= Olivia Book =

Canadian ballerina (born 2003)

Olivia Book (born 2003) is a Canadian professional ballerina with a congenital limb difference, a rarity in a field which traditionally holds rigid body standards. She currently dances with Ballet West in Salt Lake City, having initially enrolled in their academy in 2019 and earning a promotion to the corps de ballet in February 2026.

==Early life and education==
Book was born with a congenital limb difference in 2003. As a child, Book used assistive devices to skip rope, ride a bike, and kayak. She showed interest in ballet from the age of three. She found it helpful to attend ballet classes with a friend to protect against any potential social exclusion from classmates. Her childhood ballet teacher had an adjustable-height barre made to accommodate her limb difference, and her father later built her an attachment that could be secured to any barre. She told a reporter that balancing using one arm caused her to build strong back muscles. Book attended Blessed Trinity Catholic High School in Grimsby, Ontario and trained at Niagara Ballet School. She was offered a spot at the Royal Danish Ballet Elite summer program in Copenhagen as soon as she reached the minimum age of 15. Book's performance in a 2019 dance competition in Toronto prompted a judge, Adam Sklute, to offer her a position at Ballet West Academy in Salt Lake City, where he was artistic director. She enrolled that year.

==Career and impact==
In 2023, Book joined the second company at Ballet West, and was thought to be the only dancer with a limb difference at a professional United States ballet company. She was promoted to the corps de ballet in February 2026.
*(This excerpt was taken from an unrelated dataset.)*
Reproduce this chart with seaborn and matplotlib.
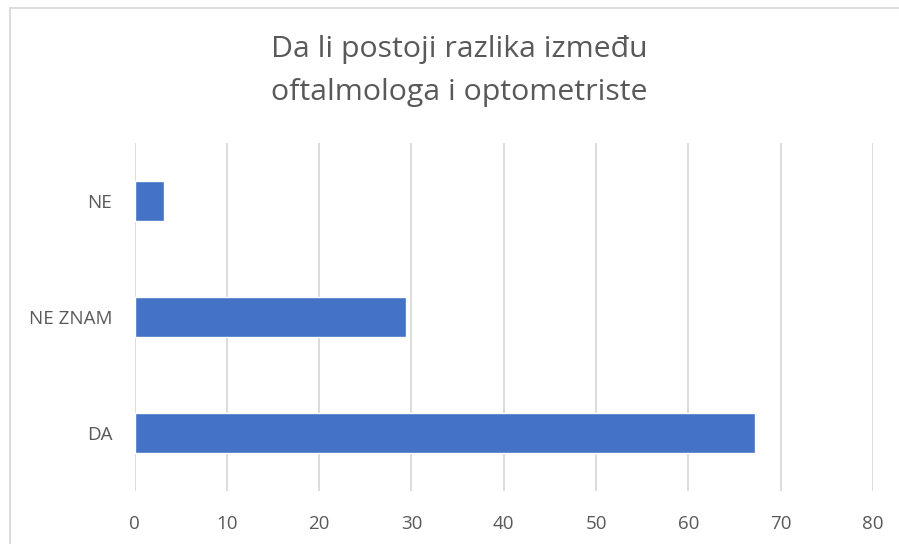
import matplotlib
matplotlib.use("Agg")
import matplotlib.pyplot as plt
from matplotlib.patches import Rectangle
import seaborn as sns
import pandas as pd

# data
categories = ["NE", "NE ZNAM", "DA"]
values = [3.2, 29.45, 67.2]
x_ticks = [0, 10, 20, 30, 40, 50, 60, 70, 80]

sns.set_style("white")
plt.rcParams["font.family"] = ["Open Sans", "DejaVu Sans"]

df = pd.DataFrame({"odgovor": categories, "broj": values})

W, H = 899, 544
fig = plt.figure(figsize=(W / 100, H / 100), dpi=100)
ax = fig.add_axes([134.5 / W, 1 - 491 / H, (873 - 134.5) / W, (491 - 143) / H])

sns.barplot(data=df, x="broj", y="odgovor", color="#4472C4", width=0.345,
            saturation=1, ax=ax)

ax.set_xlim(0, 80)
ax.set_xticks(x_ticks)
ax.grid(axis="x", color="#D9D9D9", linewidth=1.3)
ax.set_axisbelow(True)
for s in ax.spines.values():
    s.set_visible(False)
ax.set_xlabel("")
ax.set_ylabel("")
ax.tick_params(axis="both", length=0, labelsize=13.5, colors="#595959")
ax.tick_params(axis="y", pad=16)
ax.tick_params(axis="x", pad=17)

fig.text(459 / W, 1 - 71 / H, "Da li postoji razlika između\noftalmologa i optometriste",
         ha="center", va="center", fontsize=21.8, color="#595959", linespacing=1.68)

# chart border
fig.add_artist(Rectangle((9.5 / W, -0.05), 1.0, 1 - 7.5 / H + 0.05,
                         transform=fig.transFigure, fill=False,
                         edgecolor="#D9D9D9", linewidth=1.3))

fig.savefig("out.png", dpi=100, facecolor="white")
Sophie Bress of the New York Times placed Book's impact in the context of ballet's "rethinking its relationship to diversity in areas like race and body type". Bress quoted Bradford Chin, a scholar of dance at the University of Wisconsin, who studies ballet's image of a healthy body and what makes a qualified dancer. Chin cautioned that Book's notability should not hinge only on her limb difference, but on her artistry as a whole. Book acknowledged that other dancers with limb differences have named her as an inspiration, adding that she was glad to serve in this role.

==Personal life==
Book has noted that having a "little arm" (her right arm) has necessitated relying primarily on her left arm for everyday tasks. To maintain total independence in her professional routines, she developed custom methods for tying her own pointe shoe ribbons and styling her hair bun.